Die Schrift wurde unter dem Eindruck der Präsidentschaft Donald Trumps in den USA verfasst. Snyder ist so eine Art Frühwarnsystem. So weist er auf eine Oligarchenbildung in den USA hin, die derjenigen in Russland gleiche. Er vergleicht Trump mit Politikern der dreißiger Jahre. Diese Zeit ist für ihn wie eine Folie, die über negative Entwicklungen der Gegenwart gelegt wird. Denn sie demonstriere, zu was der Mensch fähig ist, wenn sich die Dinge zum Negativen entwickeln. Dann könne es eben dazu kommen, dass ganz normale Menschen mit Gewehren an Todesgruben stünden, um andere zu erschießen - wie es im Zweiten Weltkrieg der Fall gewesen war.
Das Hörbuch
Timothy Snyder: Über Tyrannei: C.H. Beck, Hörbuch, 20 Euro.
Verblühende Demokratien
Snyder erinnert an die Fragilität der Demokratien. Es habe drei große Wellen gegeben, in denen demokratische Systeme auf- und dann wieder verblühten. Das sei nach dem Ersten Weltkrieg der Fall gewesen, als auf den Trümmern der untergegangenen Imperien neue Nationalstaaten entstanden seien, die demokratische Verfassungen erhielten. Auch nach dem Zweiten Weltkrieg erlebte die Welt eine Demokratisierungswelle, das Gleiche nach dem Fall der „Berliner Mauer“. Aber viele dieser Demokratien gerieten schnell in Krisen, die denjenigen gleichen, die wir heute in Polen oder Ungarn erleben.
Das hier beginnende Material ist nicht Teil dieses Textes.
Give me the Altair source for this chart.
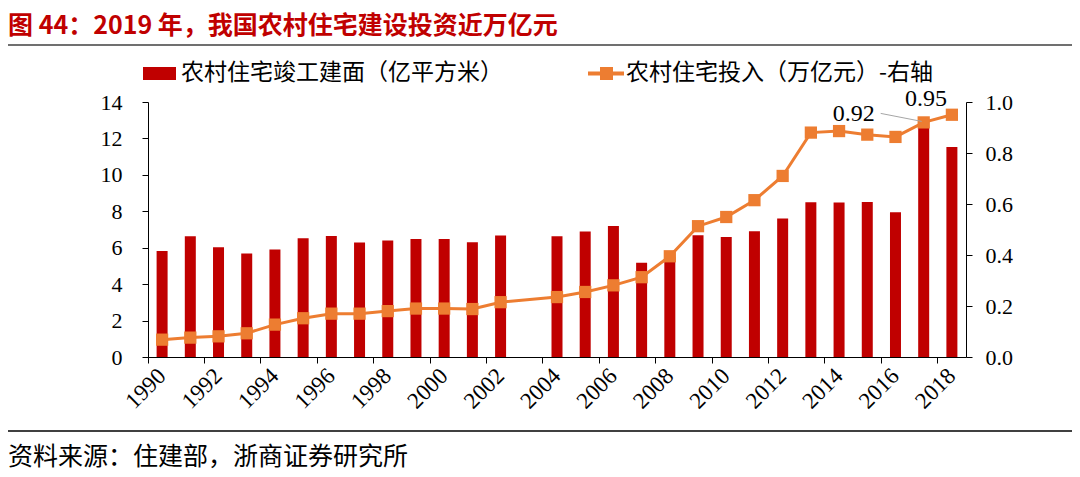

Snyder fordert dazu auf, dass die Menschen den Mut haben, sich der Wahrheit zu stellen. Sie sollen Dinge wie Berufsehre, den Willen zur Wahrheit wertschätzen, aber auch Außergewöhnliches tun, „ein Zeichen setzen“, so wie die US-Bürgerrechtlerin Rosa Parks, die sich geweigert hatte, ihren Sitzplatz im Bus für einen weißen Fahrgast zu räumen. Snyder sagt: Wenn jeder etwas tut, wird es genug sein.